_DATA_.
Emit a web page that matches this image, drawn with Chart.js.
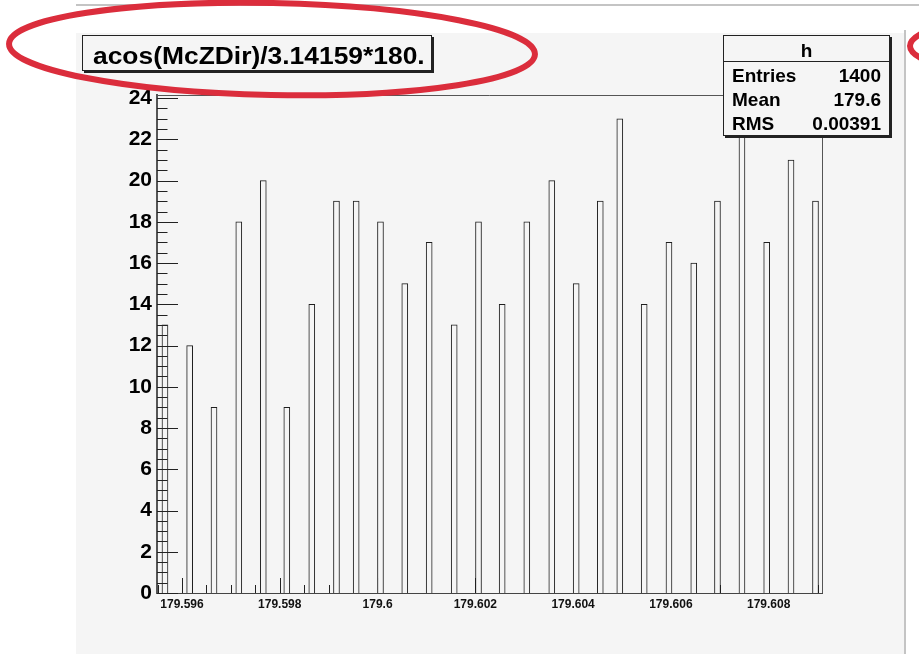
<!DOCTYPE html>
<html>
<head>
<meta charset="utf-8">
<script src="https://cdn.jsdelivr.net/npm/chart.js@4/dist/chart.umd.min.js"></script>
<style>
  html, body { margin: 0; padding: 0; background: #ffffff; }
  #wrap { position: relative; width: 919px; height: 654px; overflow: hidden; }
  #c { position: absolute; left: 0; top: 0; }
  .rootbox {
    position: absolute; box-sizing: border-box;
    border: 1px solid #222; box-shadow: 2px 2px 0 #222;
    background: #f5f5f5; color: #000;
    font-family: "Liberation Sans", Arial, sans-serif; font-weight: bold;
  }
  #title { left: 82px; top: 35px; width: 350px; height: 36px; }
  #title span {
    position: absolute; left: 10px; top: 0; white-space: nowrap;
    font-size: 24px; line-height: 40px;
    transform: scaleX(1.1); transform-origin: left center;
  }
  #stats { left: 723px; top: 35px; width: 167px; height: 101px; font-size: 19px; }
  #stats .hdr { height: 25px; line-height: 29px; text-align: center; border-bottom: 1px solid #222; }
  #stats .rows { padding: 2px 8px 0 8px; }
  #stats .row { display: flex; justify-content: space-between; height: 24px; line-height: 24px; }
</style>
</head>
<body>
<div id="wrap">
  <canvas id="c" width="919" height="654"></canvas>
  <div id="title" class="rootbox"><span>acos(McZDir)/3.14159*180.</span></div>
  <div id="stats" class="rootbox">
    <div class="hdr" id="statsName"></div>
    <div class="rows" id="statsRows"></div>
  </div>
</div>
<script>
// ---- data ----
const histName = "h";
const binCenters = [
  179.595652, 179.596157, 179.596655, 179.597162, 179.597663, 179.598144, 179.598655,
  179.599160, 179.599563, 179.600060, 179.600557, 179.601056, 179.601568, 179.602065,
  179.602549, 179.603053, 179.603564, 179.604063, 179.604556, 179.604955, 179.605454,
  179.605961, 179.606468, 179.606953, 179.607454, 179.607960, 179.608457, 179.608958
];
const binCounts = [
  13, 12, 9, 18, 20, 9, 14,
  19, 19, 18, 15, 17, 13, 18,
  14, 18, 20, 15, 19, 23, 14,
  17, 16, 19, 23, 17, 21, 19
];
const xTickValues = [179.596, 179.598, 179.600, 179.602, 179.604, 179.606, 179.608];
const xTickLabels = ["179.596", "179.598", "179.6", "179.602", "179.604", "179.606", "179.608"];
const yTickValues = [0, 2, 4, 6, 8, 10, 12, 14, 16, 18, 20, 22, 24];
const yTickLabels = ["0", "2", "4", "6", "8", "10", "12", "14", "16", "18", "20", "22", "24"];
const statLabels = ["Entries", "Mean", "RMS"];
const statValues = ["1400", "179.6", "0.00391"];
const xRange = [179.595489, 179.609091];
const yRange = [0, 24.15];

// stats box text
document.getElementById('statsName').textContent = histName;
document.getElementById('statsRows').innerHTML = statLabels.map((l, i) =>
  '<div class="row"><span>' + l + '</span><span>' + statValues[i] + '</span></div>').join('');

const PAD_BG = '#f5f5f5';

const backdrop = {
  id: 'backdrop',
  beforeDraw(chart) {
    const ctx = chart.ctx;
    ctx.save();
    ctx.fillStyle = '#ffffff';
    ctx.fillRect(0, 0, chart.width, chart.height);
    ctx.fillStyle = PAD_BG;
    ctx.fillRect(76, 33, 828, 654 - 33);
    ctx.strokeStyle = '#c4c4c4';
    ctx.lineWidth = 2;
    ctx.beginPath(); ctx.moveTo(76, 5); ctx.lineTo(919, 5); ctx.stroke();
    ctx.beginPath(); ctx.moveTo(905, 30); ctx.lineTo(905, 654); ctx.stroke();
    ctx.restore();
  }
};

const axisTicks = {
  id: 'axisTicks',
  beforeDatasetsDraw(chart) {
    // x ticks (upward), drawn under the bars
    const ctx = chart.ctx, a = chart.chartArea, xs = chart.scales.x;
    ctx.save();
    ctx.strokeStyle = '#222';
    ctx.lineWidth = 1;
    const xStep = xTickValues[1] - xTickValues[0];
    const first = xTickValues[0] - xStep;
    for (let i = 0; i <= xTickValues.length; i++) {
      const base = first + i * xStep;
      for (let k = 0; k < 4; k++) {
        const v = base + k * xStep / 4;
        if (v < xs.min || v > xs.max) continue;
        const p = Math.round(xs.getPixelForValue(v)) + 0.5;
        const len = k === 0 ? 15 : 8;
        ctx.beginPath(); ctx.moveTo(p, a.bottom); ctx.lineTo(p, a.bottom - len); ctx.stroke();
      }
    }
    ctx.restore();
  },
  afterDatasetsDraw(chart) {
    const ctx = chart.ctx, a = chart.chartArea, ys = chart.scales.y;
    ctx.save();
    // frame top & right
    ctx.strokeStyle = '#555';
    ctx.lineWidth = 1;
    ctx.beginPath();
    ctx.moveTo(a.left, a.top + 0.5); ctx.lineTo(a.right + 0.5, a.top + 0.5); ctx.lineTo(a.right + 0.5, a.bottom);
    ctx.stroke();
    ctx.strokeStyle = '#222';
    // y ticks (into the frame)
    const yStep = yTickValues[1] - yTickValues[0];
    for (let i = 0; i < yTickValues.length; i++) {
      const v = yTickValues[i];
      let p = Math.round(ys.getPixelForValue(v)) + 0.5;
      ctx.beginPath(); ctx.moveTo(a.left, p); ctx.lineTo(a.left + 21, p); ctx.stroke();
      for (let k = 1; k < 4; k++) {
        const mv = v + k * yStep / 4;
        if (mv > ys.max) break;
        p = Math.round(ys.getPixelForValue(mv)) + 0.5;
        ctx.beginPath(); ctx.moveTo(a.left, p); ctx.lineTo(a.left + 10.5, p); ctx.stroke();
      }
    }
    ctx.restore();
  },
  afterDraw(chart) {
    const ctx = chart.ctx;
    ctx.save();
    ctx.strokeStyle = '#db2d3c';
    ctx.lineWidth = 6;
    ctx.beginPath();
    ctx.ellipse(272, 49, 263, 46, 0.02, 0, Math.PI * 2);
    ctx.stroke();
    ctx.beginPath();
    ctx.ellipse(1190, 46, 280, 44, 0, 0, Math.PI * 2);
    ctx.stroke();
    ctx.restore();
  }
};

new Chart(document.getElementById('c'), {
  type: 'bar',
  data: {
    datasets: [{
      label: histName,
      data: binCenters.map((x, i) => ({ x: x, y: binCounts[i] })),
      backgroundColor: PAD_BG,
      borderColor: '#1e1e1e',
      borderWidth: 1,
      barThickness: 6
    }]
  },
  options: {
    responsive: false,
    animation: false,
    devicePixelRatio: 1,
    layout: { padding: { left: 77, top: 95, right: 97, bottom: 31 } },
    plugins: { legend: { display: false }, tooltip: { enabled: false }, title: { display: false } },
    scales: {
      x: {
        type: 'linear',
        min: xRange[0], max: xRange[1],
        offset: false,
        grid: { display: false, offset: false, drawTicks: false },
        border: { display: true, color: '#444', width: 1 },
        afterBuildTicks: s => { s.ticks = xTickValues.map(v => ({ value: v })); },
        afterFit: s => { s.height = 30; },
        ticks: {
          autoSkip: false, maxRotation: 0, minRotation: 0, padding: 4,
          color: '#111',
          font: { family: 'Liberation Sans', weight: 'bold', size: 12 },
          callback: (v, i) => xTickLabels[i]
        }
      },
      y: {
        type: 'linear',
        min: yRange[0], max: yRange[1],
        grid: { display: false, drawTicks: false },
        border: { display: true, color: '#555', width: 2 },
        afterBuildTicks: s => { s.ticks = yTickValues.map(v => ({ value: v })); },
        afterFit: s => { s.width = 80; },
        ticks: {
          padding: 5,
          color: '#000',
          font: { family: 'Liberation Sans', weight: 'bold', size: 21 },
          callback: (v, i) => yTickLabels[i]
        }
      }
    }
  },
  plugins: [backdrop, axisTicks]
});
</script>
</body>
</html>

_TASK STATEMENT_.
Going over the lines above, work out how many include "drawn", then give only that number.

_THE SOLUTION_.
2